The fruits were an intense red and looked a little like strawberries.
This is what they look like on the tree.
When you open them, they have a lovely golden interior.
I asked my wife what these fruit were. Corbezzole, she replied, with the tree being the corbezzolo. Well, that didn’t help me much, so I checked what the English names are. Internet informed me that the tree is called the strawberry tree. Given the look of the fruit, that certainly makes sense, although what is the fruit of the tree then called? Just “fruit of the strawberry tree”, it seems, or “strawberry fruit”, which is a bit unsatisfactory. But then this is not a problem of nomenclature which the British have to face because the tree doesn’t grow naturally in the UK. As this map shows, its favourite haunts are the rim of the Mediterranean, with an extension along the southwestern Atlantic coast of France.
So I shall adopt the Italian name here and simply call the fruits corbezzole.

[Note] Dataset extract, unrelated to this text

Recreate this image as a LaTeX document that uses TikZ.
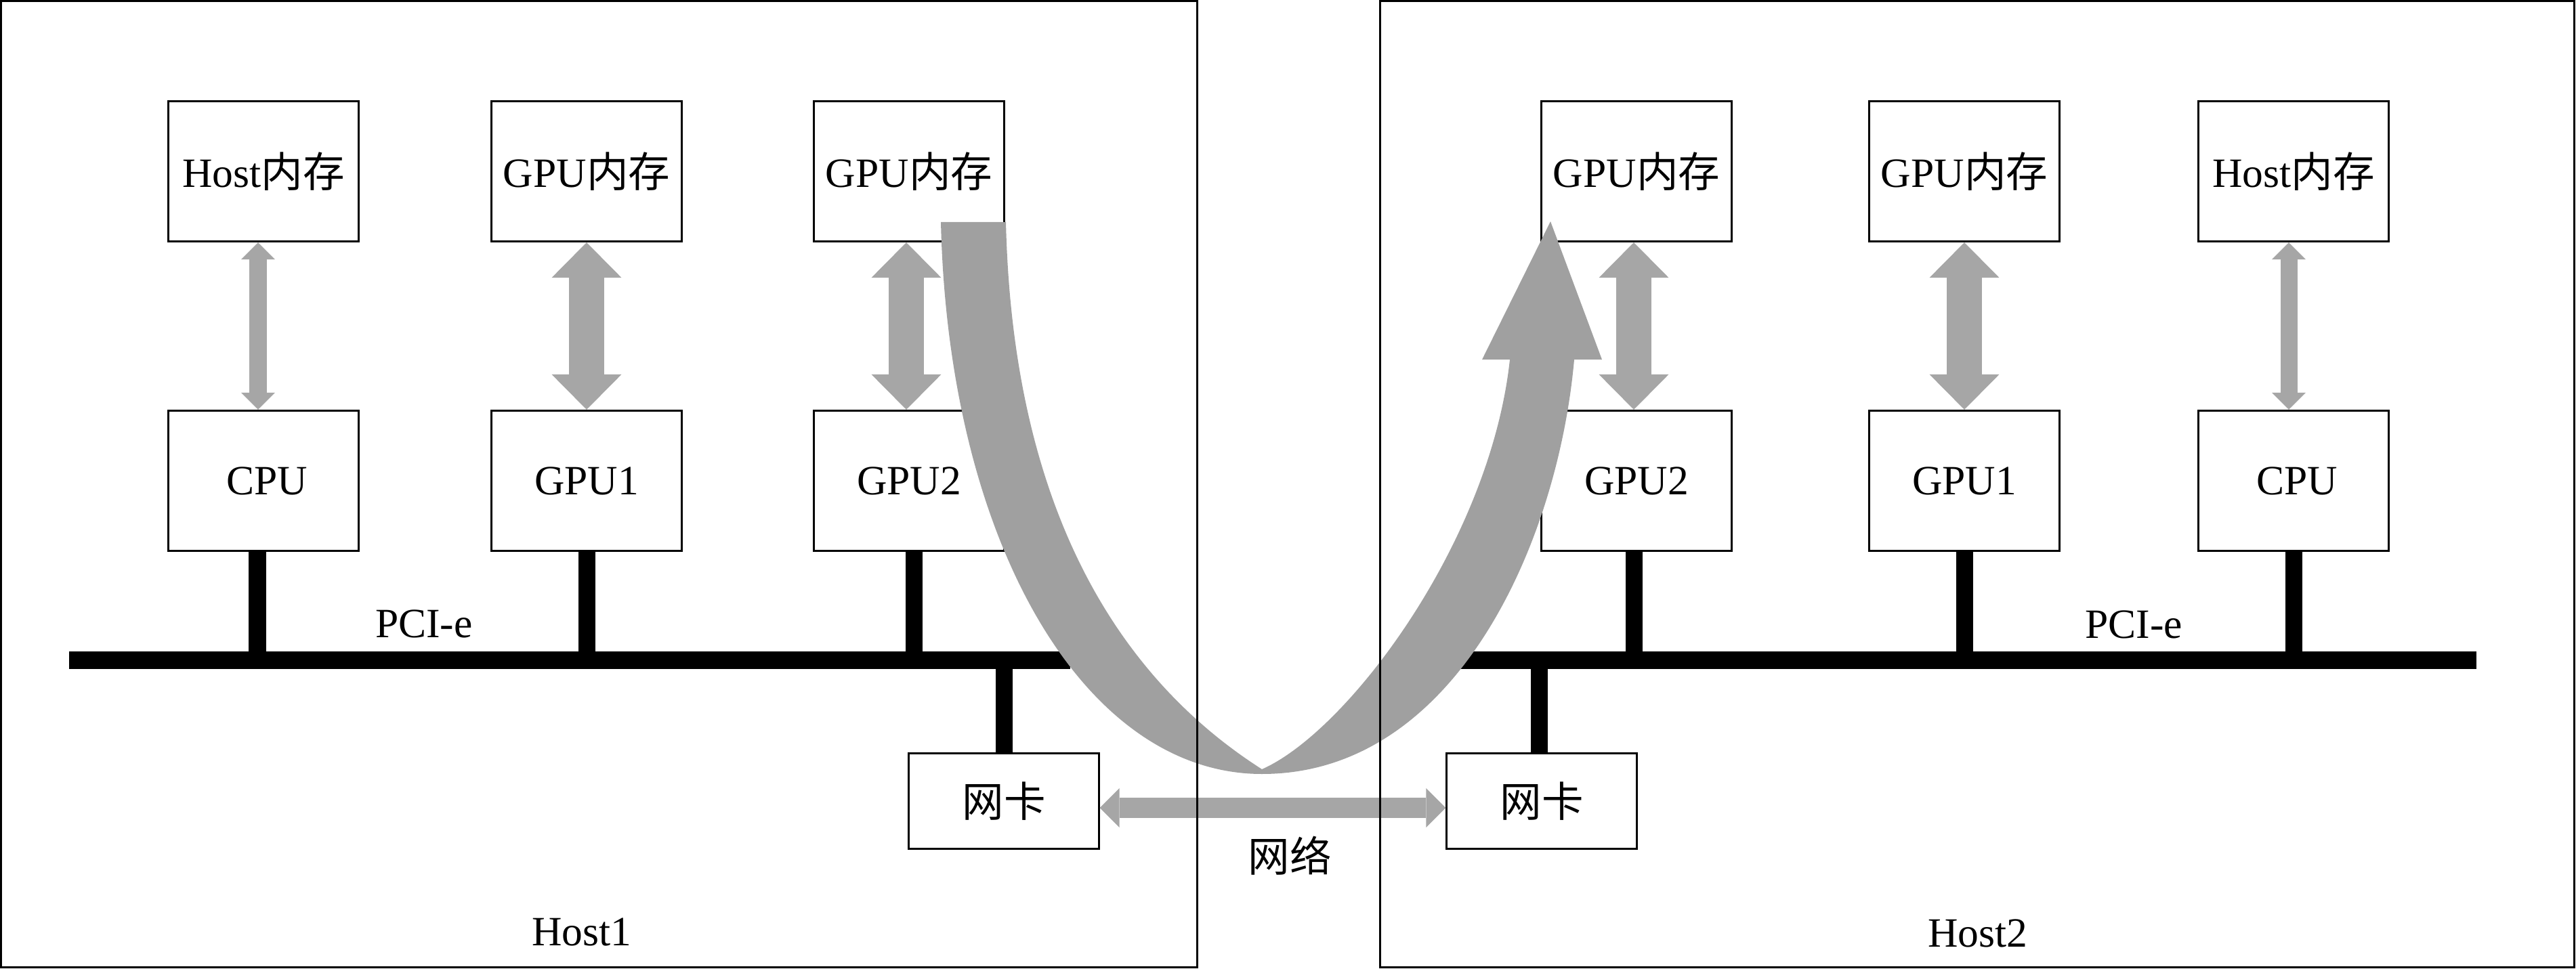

I asked my wife if corbezzole were edible, and she replied that her mother used to eat them. Thus comforted, I plucked two off a tree and tried them. I found them somewhat granular and not particularly sweet. I then tried two which had dropped off their tree. I still found them granular, but now they were sweeter, although the sweetness was weak and evanescent. They were also rather mushy, rather like persimmon which I’ve written about earlier. Pliny the Elder mentioned the strawberry tree in his Natural History, and his comment on the fruit was “The fruit is held in no esteem, and this is the reason for its name being that a person will only eat one” (the fruit’s Latin name is unedo, a shortening “unum edo”, “I eat one”; boy, those Romans were real jokers!). On the basis of the four corbezzole I ate as we walked along, I side with Pliny on this one.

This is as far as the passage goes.